Capacitive v. Resisitive Screens – What’s the Difference?

In the lead up to our series on teaching touchscreen use, we need a quick exploration of the difference between capacitive and resistive screens. I wanted to keep this separate from the first post, as you’re likely only reading this if you need to understand it better. (If you already have a technical knowledge, this may seem over-simplified – it is, on purpose!)

If you don’t want to read further, but want to know why this is important, here are your two take home points first:

1) Pressing ‘harder’ will not cause a capacitive tablet to respond differently – gentle, but purposeful is best.

2) Capacitive screens can respond to multiple taps at once – which makes them more likely to respond to accidental touches – especially from other fingers or the side of your hand. (This feature will be useful later on – when we talk about pinch and zoom).

Now a bit more detail…

A capacitive touch screen is the type of screen you’ll find on iDevices (iPads, iPhones, iPods) and most Android tablets. Contrary to a resistive tablet, which relies on pressure on the screen to operate, capacitive screens rely on surface area used when touching.
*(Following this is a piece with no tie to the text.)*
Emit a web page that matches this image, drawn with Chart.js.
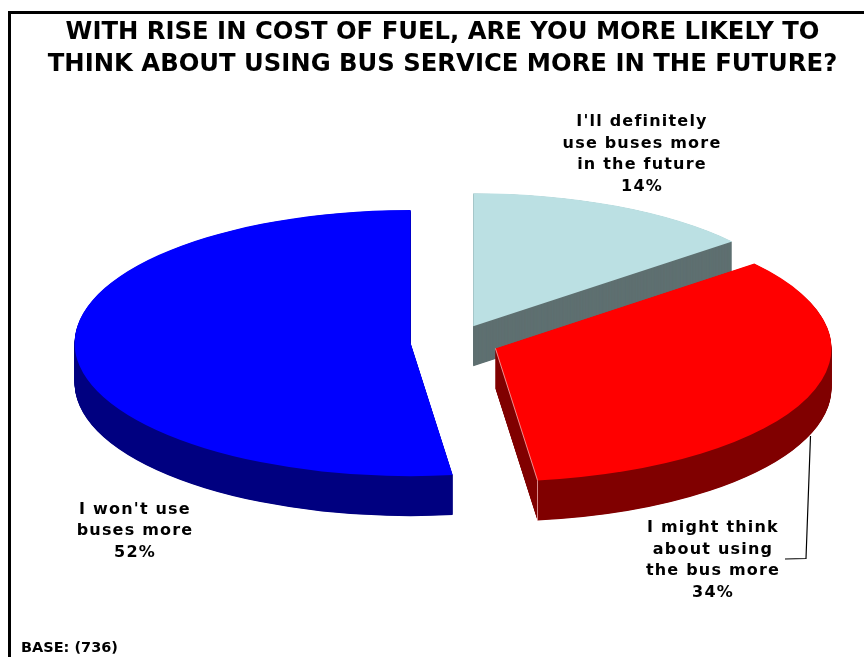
<!DOCTYPE html>
<html>
<head>
<meta charset="utf-8">
<style>
    html, body { margin: 0; padding: 0; background: #fff; overflow: hidden; }
    canvas { display: block; }
</style>
<script src="https://cdn.jsdelivr.net/npm/chart.js@4/dist/chart.umd.min.js"></script>
</head>
<body>
<canvas id="busChart" width="864" height="657"></canvas>
<script>
const titleLines = [
    'WITH RISE IN COST OF FUEL, ARE YOU MORE LIKELY TO',
    'THINK ABOUT USING BUS SERVICE MORE IN THE FUTURE?'
];
const categories = [
    "I'll definitely use buses more in the future",
    'I might think about using the bus more',
    "I won't use buses more"
];
const shares = [14, 34, 52];
const topColors = ['#BBE0E3', '#FF0000', '#0000FF'];
const wallColors = ['#5F7071', '#800000', '#000080'];
const labelLines = [
    ["I'll definitely", 'use buses more', 'in the future'],
    ['I might think', 'about using', 'the bus more'],
    ["I won't use", 'buses more']
];
const labelAnchors = [[642, 126], [713, 532], [135, 513.5]];
const baseNote = 'BASE: (736)';

const PIE_X = 454.5, PIE_Y = 342;
const RADIUS = 336, SQUASH = 0.396, EXPLODE = 44, DEPTH = 40;
const LABEL_FONT = 'bold 16px "DejaVu Sans"';

// pie is laid flat with a transform, the arcs themselves come from Chart.js
const tiltedPie = {
    id: 'tiltedPie',
    beforeDatasetsDraw(chart) {
        const ctx = chart.ctx;
        chart.getDatasetMeta(0).data.forEach((arc, i) => {
            const half = (arc.startAngle + arc.endAngle) / 2;
            const x = PIE_X + Math.cos(half) * EXPLODE;
            const y = PIE_Y + Math.sin(half) * EXPLODE * SQUASH;

            ctx.save();
            ctx.fillStyle = wallColors[i];
            for (let d = DEPTH; d > 0; d -= 0.5) {
                ctx.beginPath();
                ctx.moveTo(x, y + d);
                ctx.ellipse(x, y + d, RADIUS, RADIUS * SQUASH, 0, arc.startAngle, arc.endAngle);
                ctx.closePath();
                ctx.fill();
            }
            ctx.restore();

            ctx.save();
            ctx.translate(x, y);
            ctx.scale(1, SQUASH);
            ctx.translate(-arc.x, -arc.y);
            arc.draw(ctx);
            ctx.restore();

            // pale edge on the front corner of the red slice
            if (i === 1) {
                const tipX = x + Math.cos(arc.endAngle) * RADIUS;
                const tipY = y + Math.sin(arc.endAngle) * RADIUS * SQUASH;
                ctx.save();
                ctx.strokeStyle = 'rgba(255, 200, 200, 0.7)';
                ctx.lineWidth = 1;
                ctx.beginPath();
                ctx.moveTo(x, y);
                ctx.lineTo(tipX, tipY);
                ctx.lineTo(tipX, tipY + DEPTH);
                ctx.stroke();
                ctx.restore();
            }
        });
        return false;
    },
    beforeDraw(chart) {
        const ctx = chart.ctx;
        ctx.save();
        ctx.strokeStyle = '#000';
        ctx.lineWidth = 3;
        ctx.strokeRect(9.5, 12.5, 900, 700);
        ctx.restore();
    },
    afterDraw(chart) {
        const ctx = chart.ctx;
        ctx.save();
        ctx.fillStyle = '#000';
        ctx.font = LABEL_FONT;
        ctx.letterSpacing = '1.2px';
        ctx.textAlign = 'center';
        ctx.textBaseline = 'alphabetic';
        labelLines.forEach((lines, i) => {
            const all = lines.concat(shares[i] + '%');
            all.forEach((line, n) => {
                ctx.fillText(line, labelAnchors[i][0], labelAnchors[i][1] + n * 21.7);
            });
        });
        ctx.letterSpacing = '0px';

        ctx.textAlign = 'left';
        ctx.font = 'bold 14.5px "DejaVu Sans"';
        ctx.fillText(baseNote, 21, 652);

        // leader line for the red slice label
        ctx.strokeStyle = '#000';
        ctx.lineWidth = 1.2;
        ctx.beginPath();
        ctx.moveTo(810.5, 436);
        ctx.lineTo(806, 558.5);
        ctx.lineTo(785, 559);
        ctx.stroke();
        ctx.restore();
    }
};

new Chart(document.getElementById('busChart'), {
    type: 'pie',
    data: {
        labels: categories,
        datasets: [{
            data: shares,
            backgroundColor: topColors,
            borderWidth: 0
        }]
    },
    options: {
        responsive: false,
        animation: false,
        events: [],
        radius: RADIUS,
        layout: { padding: { left: 21, top: 17 } },
        plugins: {
            legend: { display: false },
            tooltip: { enabled: false },
            title: {
                display: true,
                text: titleLines,
                color: '#000',
                font: { family: '"DejaVu Sans"', size: 24.3, weight: 'bold', lineHeight: 1.32 },
                padding: 0
            }
        }
    },
    plugins: [tiltedPie]
});
</script>
</body>
</html>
Most resistive screens use multiple layers of material which cause a response when they are pushed together. You’ve probably used this type of screen at movie theatres, airports and mall directories. They only respond to certain amounts of pressure – so you often find yourself having to push ‘harder’ to activate them.

Capacitive screens are different. The capacitive layer holds an electrical charge,  which is altered by contact with skin or a stylus tip. The screen is able to record location and size of the input – so you don’t have to press ‘hard’ to get a response – you only need to make sure the input is correct. As a result, you’ll notice it won’t work with gloves on, nor with a pen tip – these are not the right surface to alter the electrical charge. Capacitive screens can also  respond to multiple inputs as well – and this becomes useful for certain gestures the iPad and other tablets use for more advanced operation.

I hope this helps with your understanding a bit – and if it doesn’t – just head back to those first two take home points, and you should be good to go!